JUPITER ARTLAND EDINBURGH, SCOTLAND

Recently, my colleague Mark went out to Edinburgh, Scotland and came back with all of these incredible photos of Edinburgh. While there, he visited a sculpture park that he reported as highly extraordinary, called Jupiter Artland. Basically the story of the park is that in 1999, a couple by the name of Nicky and Robert Wilson purchased a large manor house within an 100-acre estate. After living there a few years, Nicky, who had always been passionate about art, recognized that the formal gardens, fields and woodlands surrounding their historic house suggested the perfect site for a sculpture park.

The park is both a canvas for artist's installations, and a preserve of the natural landscape. Artists take full advantage of the incredible natural beauty inherent to this site by recognizing the specific physical attributes of the landscape as a feature--Andy Goldsworthy, Alec Findlay, Sara Barker, Anish Kapoor, Charles Jencks, and Ian Findlay are just a few a few of the artists and landscape designers whose work seamlessly connects with the physical landscape. So, if you are headed out to Scotland any time soon, it's a must see.

The renowned landscape architect, theorist and historian Charles Jencks work, Cells of Life,  recalls the process of Mitosis and fractal geometry.

The English sculptor Antony Gormley's work, entitled Firmament is a single 'expanded field' sculpture constructed from 1019 steel balls held in the space by 1770 steel elements of different lengths, welded together to create a non-regular, polygonal structure whose form dissolves and resolves in space.
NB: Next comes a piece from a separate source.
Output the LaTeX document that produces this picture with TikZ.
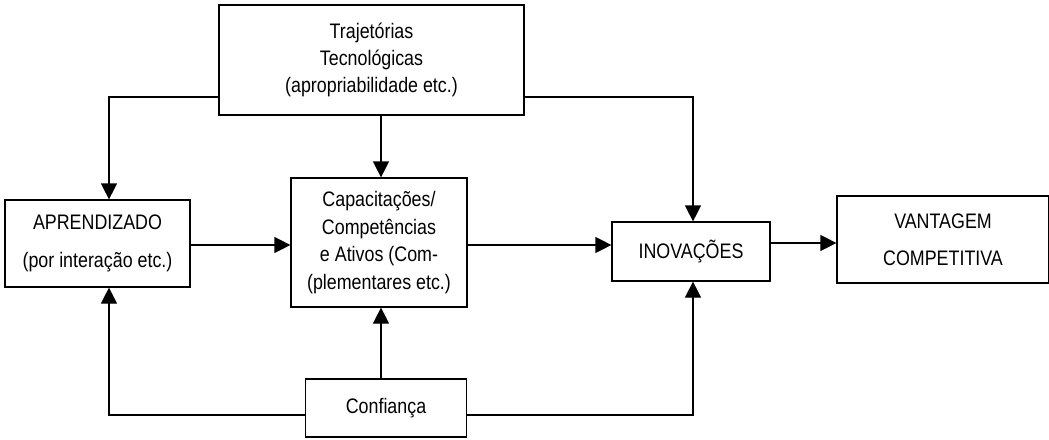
\documentclass[tikz,border=0pt]{standalone}
\usepackage{fontspec}
\setmainfont{Liberation Sans}[FakeStretch=0.85]
\usetikzlibrary{arrows.meta}

\begin{document}
\begin{tikzpicture}[x=0.5pt, y=-0.5pt,
        box/.style={rectangle, draw, line width=0.6pt, inner sep=0pt, align=center, font=\fontsize{10.5}{13.7}\selectfont},
        link/.style={line width=0.6pt, -{Triangle[length=8pt, width=8pt]}}]
        \useasboundingbox (0,0) rectangle (1049,439);

            \node (traj) [box, minimum width=152.5pt, minimum height=55pt] at (371.5,60) {Trajetórias\\Tecnológicas\\(apropriabilidade etc.)};
            \node (apren) [box, minimum width=92.5pt, minimum height=43.5pt] at (97.5,243.5) {APRENDIZADO\\[5pt](por interação etc.)};
            \node (capac) [box, minimum width=88pt, minimum height=64.5pt] at (379,242.5) {Capacitações/\\Competências\\e Ativos (Com-\\(plementares etc.)};
            \node (innov) [box, minimum width=79pt, minimum height=29.5pt] at (691,251.5) {INOVAÇÕES};
            \node (vant) [box, minimum width=106pt, minimum height=43.5pt] at (943,239.5) {VANTAGEM\\[5pt]COMPETITIVA};
            \node (conf) [box, minimum width=80.5pt, minimum height=29pt] at (386,408) {Confiança};

            \draw[link] (traj.west |- 0,97) -| (109,0 |- apren.north);
            \draw[link] (381,0 |- traj.south) -- (381,0 |- capac.north);
            \draw[link] (traj.east |- 0,97) -| (693,0 |- innov.north);
            \draw[link] (apren.east |- 0,245) -- (capac.west |- 0,245);
            \draw[link] (capac.east |- 0,245) -- (innov.west |- 0,245);
            \draw[link] (innov.east |- 0,243) -- (vant.west |- 0,243);
            \draw[link] (conf.west |- 0,415) -| (109,0 |- apren.south);
            \draw[link] (381,0 |- conf.north) -- (381,0 |- capac.south);
            \draw[link] (conf.east |- 0,415) -| (693,0 |- innov.south);

        \end{tikzpicture}
\end{document}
Called A VARIETY OF CULTURES  by Scottish artist and poet Alec Finlay, this work was created for Jupiter Artland and is an essay in eco-poetics - it will grow, season by season. It consists of an orchard of native apple and plum varieties with the addition of oak ladders. Placed near the trees, which are still young, the measure of the ladders anticipates the eventual extent the pruned canopies will fill – when they do, visitors will be able to climb into the blossom, leaves and fruit. I love how it is simple, aesthetic and also measures time in a way that is interactive and engages so directly with the earth. Brilliant.

Stone House Bonnington, by artist and sculptor Andy Goldsworthy, is a structure built in Basalt stone (found 2 miles from the site) around an unearthed groundplane of bedrock stone beneath the existing landscape. Andy Goldsworthy produces site-specific sculpture and land art set in natural and rural settings. His art involves natural and found objects to create temporary and permanent sculptures that reflect the character of their environment. He is well known for his ephemeral pieces which are made from natural materials such as snow, ice, wood, flowers, leaves, sand, mud and twigs.

Stone Coppice is also a work by site specific sculptor Andy Goldsworthy. Here the artist engages with a what is known as a copse or coppice, which grouping of trees which have held seeded by throwing off shoots below ground to create a density. With this temporal piece, the artist has placed large boulders between the trunks, creating a tension between the two materials, the lightness of the trees juxtaposed with the weight/ volume of the boulders... and with time the trees will grown around them and the stone will eventually push into and grow with and into the tree trunks.

and with time the trees will grown around them and the stone will eventually push into and grow with and into the tree trunks.